__Listed entries__.

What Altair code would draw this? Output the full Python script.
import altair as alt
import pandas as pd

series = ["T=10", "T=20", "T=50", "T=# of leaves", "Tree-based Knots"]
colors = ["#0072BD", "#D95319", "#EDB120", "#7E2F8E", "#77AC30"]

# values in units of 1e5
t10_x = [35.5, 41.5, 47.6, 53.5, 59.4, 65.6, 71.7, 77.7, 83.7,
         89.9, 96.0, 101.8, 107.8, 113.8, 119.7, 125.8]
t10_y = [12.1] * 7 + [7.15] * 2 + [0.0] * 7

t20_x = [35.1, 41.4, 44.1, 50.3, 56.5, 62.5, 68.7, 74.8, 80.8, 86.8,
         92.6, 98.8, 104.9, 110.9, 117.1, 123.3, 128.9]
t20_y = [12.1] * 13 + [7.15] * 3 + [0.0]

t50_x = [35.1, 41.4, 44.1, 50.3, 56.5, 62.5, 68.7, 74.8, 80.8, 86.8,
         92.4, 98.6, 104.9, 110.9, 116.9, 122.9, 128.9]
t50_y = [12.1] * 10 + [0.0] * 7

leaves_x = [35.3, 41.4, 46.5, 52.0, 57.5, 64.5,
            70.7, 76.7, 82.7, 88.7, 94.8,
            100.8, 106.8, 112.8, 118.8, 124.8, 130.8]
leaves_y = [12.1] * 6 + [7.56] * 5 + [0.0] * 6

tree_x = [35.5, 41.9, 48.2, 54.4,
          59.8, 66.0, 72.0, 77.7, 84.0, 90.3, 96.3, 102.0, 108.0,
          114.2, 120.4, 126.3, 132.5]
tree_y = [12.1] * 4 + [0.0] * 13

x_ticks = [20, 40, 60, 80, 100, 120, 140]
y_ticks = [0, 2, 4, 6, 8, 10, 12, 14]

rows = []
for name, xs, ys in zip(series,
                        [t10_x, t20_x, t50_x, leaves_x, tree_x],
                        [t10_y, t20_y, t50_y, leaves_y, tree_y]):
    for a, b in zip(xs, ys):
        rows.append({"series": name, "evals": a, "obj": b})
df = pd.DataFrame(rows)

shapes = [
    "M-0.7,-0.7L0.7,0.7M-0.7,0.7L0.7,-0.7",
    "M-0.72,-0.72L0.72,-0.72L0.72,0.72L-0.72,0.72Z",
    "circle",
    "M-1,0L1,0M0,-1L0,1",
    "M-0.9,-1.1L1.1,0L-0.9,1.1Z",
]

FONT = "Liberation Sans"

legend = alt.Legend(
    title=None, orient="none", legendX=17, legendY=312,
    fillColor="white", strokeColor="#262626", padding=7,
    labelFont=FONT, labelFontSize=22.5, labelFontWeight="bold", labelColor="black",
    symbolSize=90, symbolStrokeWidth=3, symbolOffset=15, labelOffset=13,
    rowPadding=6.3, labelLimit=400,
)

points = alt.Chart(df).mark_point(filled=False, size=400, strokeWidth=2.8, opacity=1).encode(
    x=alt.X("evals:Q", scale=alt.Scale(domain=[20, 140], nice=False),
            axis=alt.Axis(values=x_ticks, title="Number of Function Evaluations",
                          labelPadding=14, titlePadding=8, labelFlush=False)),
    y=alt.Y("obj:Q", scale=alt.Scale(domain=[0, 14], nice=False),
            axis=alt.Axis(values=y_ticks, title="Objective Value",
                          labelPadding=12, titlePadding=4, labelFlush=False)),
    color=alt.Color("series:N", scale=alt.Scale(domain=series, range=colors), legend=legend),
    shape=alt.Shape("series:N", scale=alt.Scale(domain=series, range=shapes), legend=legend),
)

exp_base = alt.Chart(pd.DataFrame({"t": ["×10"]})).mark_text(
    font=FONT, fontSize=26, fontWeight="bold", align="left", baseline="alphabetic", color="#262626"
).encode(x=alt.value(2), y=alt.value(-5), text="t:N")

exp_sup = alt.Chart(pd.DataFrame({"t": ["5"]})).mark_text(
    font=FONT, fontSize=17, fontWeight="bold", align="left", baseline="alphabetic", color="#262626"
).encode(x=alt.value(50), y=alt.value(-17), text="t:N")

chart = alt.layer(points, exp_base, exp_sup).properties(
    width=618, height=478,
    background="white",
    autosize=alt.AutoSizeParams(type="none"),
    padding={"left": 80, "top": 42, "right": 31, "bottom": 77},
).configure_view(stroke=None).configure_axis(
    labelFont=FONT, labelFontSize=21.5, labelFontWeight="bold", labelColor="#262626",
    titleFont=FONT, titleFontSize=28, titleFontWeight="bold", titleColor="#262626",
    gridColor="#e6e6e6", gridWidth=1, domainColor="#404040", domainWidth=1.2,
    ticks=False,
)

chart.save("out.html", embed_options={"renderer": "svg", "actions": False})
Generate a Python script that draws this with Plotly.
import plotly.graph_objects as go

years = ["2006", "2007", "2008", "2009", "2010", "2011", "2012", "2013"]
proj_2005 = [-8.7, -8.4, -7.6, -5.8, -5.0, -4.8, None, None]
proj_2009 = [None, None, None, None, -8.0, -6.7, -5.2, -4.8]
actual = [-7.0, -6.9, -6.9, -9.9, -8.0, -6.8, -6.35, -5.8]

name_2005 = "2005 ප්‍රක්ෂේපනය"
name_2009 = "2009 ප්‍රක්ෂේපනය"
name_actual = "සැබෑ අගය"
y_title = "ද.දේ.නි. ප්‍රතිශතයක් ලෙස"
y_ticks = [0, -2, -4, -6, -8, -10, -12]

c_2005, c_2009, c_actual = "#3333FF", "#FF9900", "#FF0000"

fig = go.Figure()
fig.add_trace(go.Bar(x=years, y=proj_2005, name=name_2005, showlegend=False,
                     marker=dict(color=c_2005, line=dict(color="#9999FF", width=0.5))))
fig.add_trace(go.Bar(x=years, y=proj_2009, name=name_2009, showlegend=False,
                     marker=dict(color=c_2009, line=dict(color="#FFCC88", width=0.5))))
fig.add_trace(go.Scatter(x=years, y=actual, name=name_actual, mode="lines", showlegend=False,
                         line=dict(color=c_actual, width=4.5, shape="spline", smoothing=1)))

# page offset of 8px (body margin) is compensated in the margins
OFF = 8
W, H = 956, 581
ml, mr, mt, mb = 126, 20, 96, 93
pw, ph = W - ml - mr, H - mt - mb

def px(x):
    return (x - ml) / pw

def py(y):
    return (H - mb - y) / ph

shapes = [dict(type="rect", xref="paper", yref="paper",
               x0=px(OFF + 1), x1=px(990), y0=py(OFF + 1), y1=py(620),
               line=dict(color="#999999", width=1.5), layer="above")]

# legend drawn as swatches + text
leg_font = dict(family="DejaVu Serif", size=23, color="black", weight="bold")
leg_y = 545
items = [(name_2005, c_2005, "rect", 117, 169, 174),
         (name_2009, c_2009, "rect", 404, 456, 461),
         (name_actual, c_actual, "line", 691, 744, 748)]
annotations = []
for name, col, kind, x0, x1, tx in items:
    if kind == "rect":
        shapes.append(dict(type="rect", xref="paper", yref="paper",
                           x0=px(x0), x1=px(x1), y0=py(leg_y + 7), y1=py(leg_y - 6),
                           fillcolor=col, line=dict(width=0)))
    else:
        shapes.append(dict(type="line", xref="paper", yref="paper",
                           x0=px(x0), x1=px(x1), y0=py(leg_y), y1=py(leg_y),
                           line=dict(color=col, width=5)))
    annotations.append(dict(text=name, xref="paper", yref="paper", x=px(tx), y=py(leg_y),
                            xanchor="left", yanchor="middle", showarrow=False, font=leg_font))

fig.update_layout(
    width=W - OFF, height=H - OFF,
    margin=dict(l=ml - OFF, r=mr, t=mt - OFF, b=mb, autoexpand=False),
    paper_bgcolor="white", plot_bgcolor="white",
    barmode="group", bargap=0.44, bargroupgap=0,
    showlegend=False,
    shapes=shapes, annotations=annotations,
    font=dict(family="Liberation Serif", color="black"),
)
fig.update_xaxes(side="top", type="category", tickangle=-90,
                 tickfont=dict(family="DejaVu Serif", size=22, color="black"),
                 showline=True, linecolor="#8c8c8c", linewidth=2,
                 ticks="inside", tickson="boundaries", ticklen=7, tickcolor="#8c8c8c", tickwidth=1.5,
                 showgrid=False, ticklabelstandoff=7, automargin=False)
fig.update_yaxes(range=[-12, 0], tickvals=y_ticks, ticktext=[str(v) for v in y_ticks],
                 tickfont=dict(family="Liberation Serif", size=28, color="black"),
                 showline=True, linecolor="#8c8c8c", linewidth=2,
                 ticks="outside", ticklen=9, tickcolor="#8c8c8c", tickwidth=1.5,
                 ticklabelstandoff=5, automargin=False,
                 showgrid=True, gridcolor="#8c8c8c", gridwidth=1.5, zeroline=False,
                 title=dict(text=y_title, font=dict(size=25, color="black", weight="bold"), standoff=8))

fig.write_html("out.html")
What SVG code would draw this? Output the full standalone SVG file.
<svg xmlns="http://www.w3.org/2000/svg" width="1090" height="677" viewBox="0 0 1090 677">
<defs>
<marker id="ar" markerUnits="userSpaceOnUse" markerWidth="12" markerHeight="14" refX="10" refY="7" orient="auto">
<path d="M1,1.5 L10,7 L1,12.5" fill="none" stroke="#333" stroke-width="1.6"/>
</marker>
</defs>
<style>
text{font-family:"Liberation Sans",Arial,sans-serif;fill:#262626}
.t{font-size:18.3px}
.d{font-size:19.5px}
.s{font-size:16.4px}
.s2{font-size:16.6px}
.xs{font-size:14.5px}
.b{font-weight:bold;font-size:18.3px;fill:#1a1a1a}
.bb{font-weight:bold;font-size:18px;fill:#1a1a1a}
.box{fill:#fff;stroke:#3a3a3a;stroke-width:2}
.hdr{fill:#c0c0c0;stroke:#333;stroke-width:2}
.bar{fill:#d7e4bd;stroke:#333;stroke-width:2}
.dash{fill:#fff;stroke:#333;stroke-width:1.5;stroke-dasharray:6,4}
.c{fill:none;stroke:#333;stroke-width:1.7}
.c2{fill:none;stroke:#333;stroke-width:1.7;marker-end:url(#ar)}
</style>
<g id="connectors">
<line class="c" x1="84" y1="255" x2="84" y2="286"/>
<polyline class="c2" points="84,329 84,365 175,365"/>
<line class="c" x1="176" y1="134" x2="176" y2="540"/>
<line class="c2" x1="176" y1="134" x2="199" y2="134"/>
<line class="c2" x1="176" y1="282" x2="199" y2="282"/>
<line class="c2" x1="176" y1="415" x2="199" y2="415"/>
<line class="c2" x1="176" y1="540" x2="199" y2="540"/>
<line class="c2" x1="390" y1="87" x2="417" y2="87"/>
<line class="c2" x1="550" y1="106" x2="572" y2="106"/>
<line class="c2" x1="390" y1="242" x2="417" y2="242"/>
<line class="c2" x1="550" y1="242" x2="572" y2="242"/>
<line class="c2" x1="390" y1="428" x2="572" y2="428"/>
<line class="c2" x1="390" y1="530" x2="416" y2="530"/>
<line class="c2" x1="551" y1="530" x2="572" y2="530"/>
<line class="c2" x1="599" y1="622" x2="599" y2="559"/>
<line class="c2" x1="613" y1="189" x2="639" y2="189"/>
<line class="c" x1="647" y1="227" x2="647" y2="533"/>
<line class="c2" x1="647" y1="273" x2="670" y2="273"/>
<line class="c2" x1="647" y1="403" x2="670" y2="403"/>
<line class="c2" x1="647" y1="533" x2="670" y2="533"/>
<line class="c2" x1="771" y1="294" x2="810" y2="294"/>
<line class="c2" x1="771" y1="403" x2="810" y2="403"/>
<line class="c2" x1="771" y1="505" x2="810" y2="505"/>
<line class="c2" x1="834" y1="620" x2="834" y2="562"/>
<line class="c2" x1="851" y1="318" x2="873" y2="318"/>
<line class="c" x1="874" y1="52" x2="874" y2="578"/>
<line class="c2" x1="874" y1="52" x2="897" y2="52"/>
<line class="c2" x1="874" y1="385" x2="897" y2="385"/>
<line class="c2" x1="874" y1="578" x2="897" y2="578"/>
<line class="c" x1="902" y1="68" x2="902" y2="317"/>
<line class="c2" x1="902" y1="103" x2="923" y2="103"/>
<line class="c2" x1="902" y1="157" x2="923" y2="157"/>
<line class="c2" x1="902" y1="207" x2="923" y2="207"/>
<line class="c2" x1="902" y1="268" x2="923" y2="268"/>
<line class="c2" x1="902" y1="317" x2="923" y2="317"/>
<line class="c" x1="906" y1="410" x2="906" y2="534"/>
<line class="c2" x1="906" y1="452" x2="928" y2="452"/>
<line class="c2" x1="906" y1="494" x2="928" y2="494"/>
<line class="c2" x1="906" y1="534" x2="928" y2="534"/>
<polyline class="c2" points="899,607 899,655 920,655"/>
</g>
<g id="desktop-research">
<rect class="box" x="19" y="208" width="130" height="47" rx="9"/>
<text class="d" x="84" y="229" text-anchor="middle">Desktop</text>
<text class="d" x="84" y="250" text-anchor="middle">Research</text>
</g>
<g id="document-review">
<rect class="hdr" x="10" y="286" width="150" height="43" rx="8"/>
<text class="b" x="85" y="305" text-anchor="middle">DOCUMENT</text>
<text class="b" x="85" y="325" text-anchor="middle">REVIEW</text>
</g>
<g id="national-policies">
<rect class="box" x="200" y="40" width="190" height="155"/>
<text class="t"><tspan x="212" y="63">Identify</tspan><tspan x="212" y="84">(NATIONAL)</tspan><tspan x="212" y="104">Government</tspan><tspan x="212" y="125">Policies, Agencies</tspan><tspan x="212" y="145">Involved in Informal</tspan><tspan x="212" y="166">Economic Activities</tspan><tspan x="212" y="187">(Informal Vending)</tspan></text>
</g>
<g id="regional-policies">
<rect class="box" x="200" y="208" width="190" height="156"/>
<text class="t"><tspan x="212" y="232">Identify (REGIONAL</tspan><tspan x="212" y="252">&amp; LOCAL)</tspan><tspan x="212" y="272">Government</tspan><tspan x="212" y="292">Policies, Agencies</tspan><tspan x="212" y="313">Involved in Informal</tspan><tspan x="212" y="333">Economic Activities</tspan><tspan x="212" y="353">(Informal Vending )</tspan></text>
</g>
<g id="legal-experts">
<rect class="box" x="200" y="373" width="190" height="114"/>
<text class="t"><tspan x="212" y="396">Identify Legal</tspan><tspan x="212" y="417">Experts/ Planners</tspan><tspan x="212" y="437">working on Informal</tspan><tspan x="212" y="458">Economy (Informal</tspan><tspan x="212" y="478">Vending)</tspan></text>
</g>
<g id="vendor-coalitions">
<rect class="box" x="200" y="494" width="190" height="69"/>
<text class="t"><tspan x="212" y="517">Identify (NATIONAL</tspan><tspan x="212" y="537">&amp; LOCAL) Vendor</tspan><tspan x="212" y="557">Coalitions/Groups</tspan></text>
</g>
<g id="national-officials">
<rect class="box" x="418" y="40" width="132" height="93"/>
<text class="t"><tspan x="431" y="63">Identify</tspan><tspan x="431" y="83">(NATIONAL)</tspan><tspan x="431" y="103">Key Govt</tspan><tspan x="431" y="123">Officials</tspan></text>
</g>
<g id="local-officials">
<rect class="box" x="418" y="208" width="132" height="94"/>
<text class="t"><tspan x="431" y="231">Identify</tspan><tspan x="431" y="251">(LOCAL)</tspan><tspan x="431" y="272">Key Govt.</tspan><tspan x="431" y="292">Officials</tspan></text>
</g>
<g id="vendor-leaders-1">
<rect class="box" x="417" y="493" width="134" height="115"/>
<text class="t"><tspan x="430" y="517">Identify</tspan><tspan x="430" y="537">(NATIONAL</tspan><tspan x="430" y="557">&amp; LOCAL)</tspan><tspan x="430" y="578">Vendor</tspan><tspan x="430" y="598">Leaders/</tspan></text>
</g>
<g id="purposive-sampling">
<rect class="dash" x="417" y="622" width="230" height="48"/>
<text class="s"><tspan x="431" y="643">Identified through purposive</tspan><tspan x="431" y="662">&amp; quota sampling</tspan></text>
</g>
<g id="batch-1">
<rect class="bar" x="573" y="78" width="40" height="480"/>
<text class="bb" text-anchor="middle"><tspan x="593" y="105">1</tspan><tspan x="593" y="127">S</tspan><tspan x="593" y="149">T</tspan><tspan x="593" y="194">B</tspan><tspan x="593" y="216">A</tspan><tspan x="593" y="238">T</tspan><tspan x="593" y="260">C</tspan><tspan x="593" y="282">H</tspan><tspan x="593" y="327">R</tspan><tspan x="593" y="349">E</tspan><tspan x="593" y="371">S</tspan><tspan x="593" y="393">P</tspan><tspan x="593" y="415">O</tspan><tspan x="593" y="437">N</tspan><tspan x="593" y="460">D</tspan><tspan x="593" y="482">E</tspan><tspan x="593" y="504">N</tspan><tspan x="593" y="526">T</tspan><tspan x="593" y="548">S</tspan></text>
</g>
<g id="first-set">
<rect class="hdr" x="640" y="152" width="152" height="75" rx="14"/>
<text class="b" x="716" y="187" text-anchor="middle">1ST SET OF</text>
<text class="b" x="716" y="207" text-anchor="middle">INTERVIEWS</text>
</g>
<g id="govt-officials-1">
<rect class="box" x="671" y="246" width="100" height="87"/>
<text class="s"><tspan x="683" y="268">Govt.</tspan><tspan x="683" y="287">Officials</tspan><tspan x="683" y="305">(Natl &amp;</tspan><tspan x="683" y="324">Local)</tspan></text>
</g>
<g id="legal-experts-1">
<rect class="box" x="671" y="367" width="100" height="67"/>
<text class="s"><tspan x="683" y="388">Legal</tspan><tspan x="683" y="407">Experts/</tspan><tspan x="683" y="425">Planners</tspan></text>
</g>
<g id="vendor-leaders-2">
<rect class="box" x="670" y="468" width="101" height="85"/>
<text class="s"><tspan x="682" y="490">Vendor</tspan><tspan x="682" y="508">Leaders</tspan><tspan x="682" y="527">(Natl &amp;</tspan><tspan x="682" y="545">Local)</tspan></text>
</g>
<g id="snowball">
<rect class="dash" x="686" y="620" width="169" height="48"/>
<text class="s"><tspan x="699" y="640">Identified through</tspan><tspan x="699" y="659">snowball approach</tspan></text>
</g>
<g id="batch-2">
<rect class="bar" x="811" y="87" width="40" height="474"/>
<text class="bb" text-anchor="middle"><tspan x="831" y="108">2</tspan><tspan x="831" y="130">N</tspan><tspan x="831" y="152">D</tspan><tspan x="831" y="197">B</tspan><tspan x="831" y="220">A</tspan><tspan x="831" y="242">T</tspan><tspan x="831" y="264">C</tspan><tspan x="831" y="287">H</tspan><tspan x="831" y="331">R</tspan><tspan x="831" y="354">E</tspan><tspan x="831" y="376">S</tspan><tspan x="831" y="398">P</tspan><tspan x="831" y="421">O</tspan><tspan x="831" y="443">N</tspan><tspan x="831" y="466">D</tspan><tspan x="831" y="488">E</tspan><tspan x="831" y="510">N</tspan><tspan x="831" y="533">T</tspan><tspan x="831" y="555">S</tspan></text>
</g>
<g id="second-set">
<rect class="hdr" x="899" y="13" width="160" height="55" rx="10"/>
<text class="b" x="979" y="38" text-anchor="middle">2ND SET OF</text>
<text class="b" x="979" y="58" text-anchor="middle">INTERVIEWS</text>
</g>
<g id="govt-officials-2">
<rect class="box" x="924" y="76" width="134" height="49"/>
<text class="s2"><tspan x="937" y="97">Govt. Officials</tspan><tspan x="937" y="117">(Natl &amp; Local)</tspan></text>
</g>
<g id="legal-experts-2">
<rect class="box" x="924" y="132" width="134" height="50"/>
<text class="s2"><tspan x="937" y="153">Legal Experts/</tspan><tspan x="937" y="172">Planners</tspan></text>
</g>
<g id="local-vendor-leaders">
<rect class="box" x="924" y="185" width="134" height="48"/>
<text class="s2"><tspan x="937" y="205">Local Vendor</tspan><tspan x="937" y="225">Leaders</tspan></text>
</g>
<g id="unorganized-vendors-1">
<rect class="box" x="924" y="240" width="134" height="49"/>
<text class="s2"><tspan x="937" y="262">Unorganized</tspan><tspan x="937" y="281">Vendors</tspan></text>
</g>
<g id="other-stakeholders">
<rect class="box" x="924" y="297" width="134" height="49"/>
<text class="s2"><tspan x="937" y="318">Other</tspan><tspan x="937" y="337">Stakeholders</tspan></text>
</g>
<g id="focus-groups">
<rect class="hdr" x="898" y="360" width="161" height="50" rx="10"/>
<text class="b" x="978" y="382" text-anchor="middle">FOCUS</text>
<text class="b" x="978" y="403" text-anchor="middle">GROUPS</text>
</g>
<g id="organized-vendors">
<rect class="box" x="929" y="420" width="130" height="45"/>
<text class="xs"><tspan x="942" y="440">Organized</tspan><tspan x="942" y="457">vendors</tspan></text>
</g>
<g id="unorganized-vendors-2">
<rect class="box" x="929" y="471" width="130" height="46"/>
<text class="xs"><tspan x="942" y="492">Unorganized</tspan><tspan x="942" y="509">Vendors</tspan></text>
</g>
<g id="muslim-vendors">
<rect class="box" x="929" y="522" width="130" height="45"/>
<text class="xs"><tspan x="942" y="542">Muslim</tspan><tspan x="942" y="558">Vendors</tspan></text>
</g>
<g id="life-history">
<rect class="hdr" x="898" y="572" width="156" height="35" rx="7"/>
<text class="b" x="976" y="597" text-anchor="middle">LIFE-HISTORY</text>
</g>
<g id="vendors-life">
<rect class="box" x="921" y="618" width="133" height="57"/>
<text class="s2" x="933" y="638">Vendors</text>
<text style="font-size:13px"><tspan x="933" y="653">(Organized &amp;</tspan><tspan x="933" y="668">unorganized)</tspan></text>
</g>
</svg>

__Do this__.
Repeat only the lines above, from the first line of the entries through the line that contains "t50_y = [12.1] * 10 + [0.0] * 7", including both ends.

__Completed exercise__.
What Altair code would draw this? Output the full Python script.
import altair as alt
import pandas as pd

series = ["T=10", "T=20", "T=50", "T=# of leaves", "Tree-based Knots"]
colors = ["#0072BD", "#D95319", "#EDB120", "#7E2F8E", "#77AC30"]

# values in units of 1e5
t10_x = [35.5, 41.5, 47.6, 53.5, 59.4, 65.6, 71.7, 77.7, 83.7,
         89.9, 96.0, 101.8, 107.8, 113.8, 119.7, 125.8]
t10_y = [12.1] * 7 + [7.15] * 2 + [0.0] * 7

t20_x = [35.1, 41.4, 44.1, 50.3, 56.5, 62.5, 68.7, 74.8, 80.8, 86.8,
         92.6, 98.8, 104.9, 110.9, 117.1, 123.3, 128.9]
t20_y = [12.1] * 13 + [7.15] * 3 + [0.0]

t50_x = [35.1, 41.4, 44.1, 50.3, 56.5, 62.5, 68.7, 74.8, 80.8, 86.8,
         92.4, 98.6, 104.9, 110.9, 116.9, 122.9, 128.9]
t50_y = [12.1] * 10 + [0.0] * 7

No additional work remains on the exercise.